→ **Task instructions**:
Pictures are not part of the copy. Retype the lines from the first one through the line that contains "pie_values = [41, 59]".
-=-=-
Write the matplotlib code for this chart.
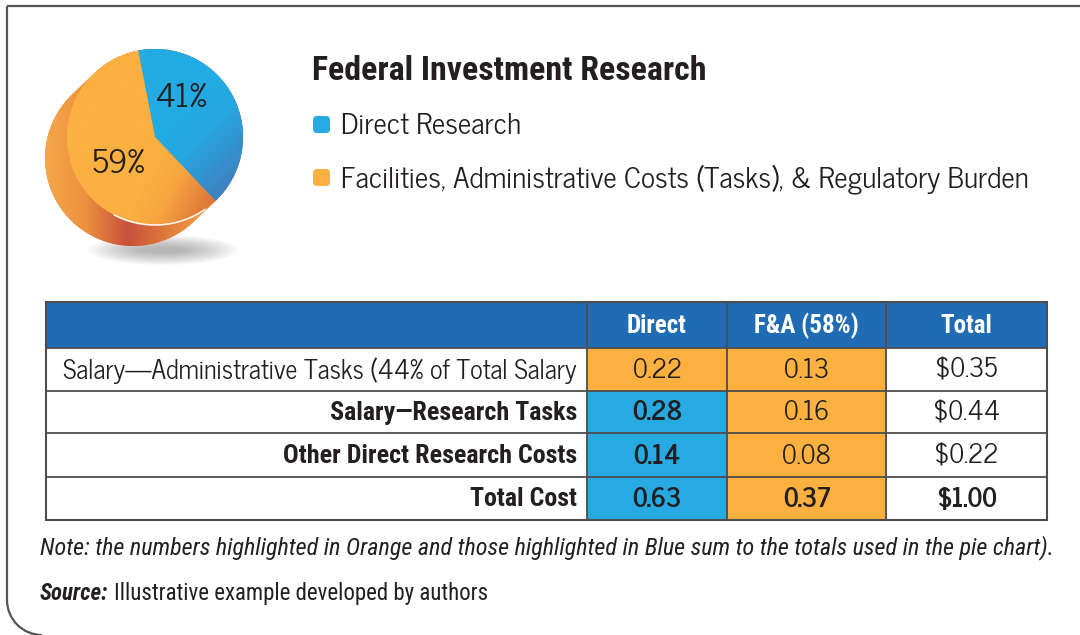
import numpy as np
import matplotlib
matplotlib.use("Agg")
import matplotlib.pyplot as plt
from matplotlib.colors import LinearSegmentedColormap
from matplotlib.patches import Polygon, Rectangle, Ellipse, Arc, FancyBboxPatch

# --- data ---
pie_labels = ["Direct Research",
              "Facilities, Administrative Costs (Tasks), & Regulatory Burden"]
pie_values = [41, 59]

col_headers = ["Direct", "F&A (58%)", "Total"]
row_labels = ["Salary\u2014Administrative Tasks (44% of Total Salary",
              "Salary\u2014Research Tasks",
              "Other Direct Research Costs",
              "Total Cost"]
direct_vals = [0.22, 0.28, 0.14, 0.63]
fa_vals = [0.13, 0.16, 0.08, 0.37]
total_vals = [0.35, 0.44, 0.22, 1.00]
# which pie group each "Direct" cell counts toward
direct_group = ["fa", "direct", "direct", "direct"]

note = ("Note: the numbers highlighted in Orange and those highlighted in Blue "
        "sum to the totals used in the pie chart).")
source = "Illustrative example developed by authors"

BLUE = "#27a9e1"
ORANGE = "#fbb040"
DARK = "#231f20"
HEAD = "#1f6bb4"
REG = "News Cycle"
COND = "Roboto Condensed"

fig = plt.figure(figsize=(10.8, 6.35), dpi=100)
ax = fig.add_axes([0, 0, 1, 1])
ax.set_xlim(0, 1080)
ax.set_ylim(635, 0)
ax.set_autoscale_on(False)
rend = fig.canvas.get_renderer()


def fit(t, width):
    w = t.get_window_extent(renderer=rend).width
    t.set_fontsize(t.get_fontsize() * width / w)
    return t.get_fontsize()


# --- frame ---
ax.plot([7, 7], [6, 600], color="#555555", lw=1.6, solid_capstyle="butt")
ax.plot([7, 1080], [6, 6], color="#555555", lw=1.6, solid_capstyle="butt")
ax.add_patch(Arc((42, 600), 70, 70, theta1=90, theta2=180, color="#555555", lw=1.6))

# --- 3d pie ---
cx, cy, r = 155, 137, 88
dx, dy = -22, 21

for k in range(14):
    ax.add_patch(Ellipse((163, 250), 150 - 8 * k, 30 - 1.8 * k, color="#666666",
                         alpha=0.04, lw=0, zorder=1))

phi = np.degrees(np.arctan2(dy, dx))
a1 = np.radians(np.linspace(phi - 90, phi + 90, 120))
a2 = np.radians(np.linspace(phi + 90, phi + 270, 120))
pts = np.r_[np.c_[cx + dx + r * np.cos(a1), cy + dy + r * np.sin(a1)],
            np.c_[cx + r * np.cos(a2), cy + r * np.sin(a2)]]
side = Polygon(pts, closed=True, facecolor="#e8893d", lw=0, zorder=2)
ax.add_patch(side)
side_cmap = LinearSegmentedColormap.from_list(
    "side", [(0, "#f5a747"), (0.2, "#ec9140"), (0.42, "#c8503c"),
             (0.6, "#de773b"), (0.8, "#f0a044"), (1, "#f5aa46")])
im = ax.imshow(np.linspace(0, 1, 300)[None, :], cmap=side_cmap, aspect="auto",
               extent=(cx + dx - r, cx + r, cy + dy + r, cy - r),
               interpolation="bilinear", zorder=3)
im.set_clip_path(side)

wedges, _ = ax.pie(pie_values, colors=[BLUE, ORANGE], startangle=-101,
                   counterclock=True, center=(cx, cy), radius=r, frame=True,
                   wedgeprops=dict(linewidth=0, zorder=4))

X, Y = np.meshgrid(np.linspace(0, 1, 250), np.linspace(0, 1, 250))
grads = [np.clip((X + Y - 1.0) / 0.9, 0, 1),
         np.clip((X - 0.5) * 2.2 + (Y - 0.65) * 1.2, 0, 1)]
cmaps = [LinearSegmentedColormap.from_list("b", [(0, "#22abe3"), (0.3, "#26a6df"), (1, "#4a70b3")]),
         LinearSegmentedColormap.from_list("o", [(0, "#fbb040"), (0.4, "#f6a541"), (1, "#de7339")])]
for w, g, cm in zip(wedges, grads, cmaps):
    gi = ax.imshow(g, cmap=cm, aspect="auto", extent=(cx - r, cx + r, cy + r, cy - r),
                   interpolation="bilinear", zorder=5)
    gi.set_clip_path(w)

ax.add_patch(Arc((cx, cy), 2 * r, 2 * r, theta1=55, theta2=118, color="white",
                 lw=1.2, alpha=0.9, zorder=6))

ax.text(181, 98, f"{pie_values[0]}%", ha="center", va="center", fontsize=24,
        color=DARK, family=REG, zorder=7)
ax.text(118, 164, f"{pie_values[1]}%", ha="center", va="center", fontsize=24,
        color=DARK, family=REG, zorder=7)

# --- title and legend ---
t = ax.text(312, 80, "Federal Investment Research", fontsize=20, family=COND,
            weight="bold", color=DARK, va="baseline")
fit(t, 393)
leg_texts = []
for lab, col, base in zip(pie_labels, [BLUE, ORANGE], [134, 187]):
    ax.add_patch(FancyBboxPatch((313, base - 18), 17, 17,
                                boxstyle="round,pad=0,rounding_size=4",
                                facecolor=col, lw=0))
    leg_texts.append(ax.text(341, base, lab, fontsize=18, family=REG, color=DARK,
                             va="baseline"))
leg_fs = fit(leg_texts[1], 686)
leg_texts[0].set_fontsize(leg_fs)

# --- table ---
xs = [46, 587, 727, 886, 1047]
ys = [302, 348, 391, 433, 477, 520]
gc = "#4d4d4d"

ax.add_patch(Rectangle((xs[0], ys[0]), xs[-1] - xs[0], ys[1] - ys[0],
                       facecolor=HEAD, lw=0))
for j, h in enumerate(col_headers):
    ax.text((xs[j + 1] + xs[j + 2]) / 2, (ys[0] + ys[1]) / 2 + 1, h,
            ha="center", va="center", family=COND, weight="bold",
            fontsize=18, color="white")

bold_labels = []
for i, lab in enumerate(row_labels):
    y0, y1 = ys[i + 1], ys[i + 2]
    ym = (y0 + y1) / 2 + 1
    last = i == len(row_labels) - 1
    cells = [
        (f"{direct_vals[i]:.2f}", BLUE if direct_group[i] == "direct" else ORANGE,
         direct_group[i] == "direct"),
        (f"{fa_vals[i]:.2f}", ORANGE, last),
        (f"${total_vals[i]:.2f}", "white", last),
    ]
    for j, (txt, fc, bold) in enumerate(cells):
        ax.add_patch(Rectangle((xs[j + 1], y0), xs[j + 2] - xs[j + 1], y1 - y0,
                               facecolor=fc, lw=0))
        ax.text((xs[j + 1] + xs[j + 2]) / 2, ym, txt, ha="center", va="center",
                family=REG, weight="bold" if bold else "normal", fontsize=19,
                color=DARK)
    if i == 0:
        lt = ax.text(577, ym, lab, ha="right", va="center", family=REG,
                     fontsize=17, color=DARK)
        fit(lt, 515)
    else:
        bold_labels.append(ax.text(577, ym, lab, ha="right", va="center",
                                   family=COND, weight="bold", fontsize=17,
                                   color=DARK))
bl_fs = fit(bold_labels[1], 294)
for b in bold_labels:
    b.set_fontsize(bl_fs)

for y in ys[1:-1]:
    ax.plot([xs[0], xs[-1]], [y, y], color=gc, lw=1.3)
for x in xs[1:-1]:
    ax.plot([x, x], [ys[0], ys[-1]], color=gc, lw=1.3)
ax.add_patch(Rectangle((xs[0], ys[0]), xs[-1] - xs[0], ys[-1] - ys[0],
                       facecolor="none", edgecolor=gc, lw=1.5))

# --- note and source ---
nt = ax.text(40, 554, note, family=COND, style="italic", fontsize=14,
             color=DARK, va="baseline")
fit(nt, 1018)
st = ax.text(40, 600, "Source:", family=COND, style="italic", weight="bold",
             fontsize=16.5, color=DARK, va="baseline")
sw = st.get_window_extent(renderer=rend).width
ax.text(40 + sw + 6, 600, source, family=COND, fontsize=16.5, color=DARK,
        va="baseline")

ax.set_xlim(0, 1080)
ax.set_ylim(635, 0)
ax.set_aspect("auto")
ax.axis("off")
fig.savefig("out.png", dpi=100)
-=-=-
→ **Answer for the task**:
Write the matplotlib code for this chart.
import numpy as np
import matplotlib
matplotlib.use("Agg")
import matplotlib.pyplot as plt
from matplotlib.colors import LinearSegmentedColormap
from matplotlib.patches import Polygon, Rectangle, Ellipse, Arc, FancyBboxPatch

# --- data ---
pie_labels = ["Direct Research",
              "Facilities, Administrative Costs (Tasks), & Regulatory Burden"]
pie_values = [41, 59]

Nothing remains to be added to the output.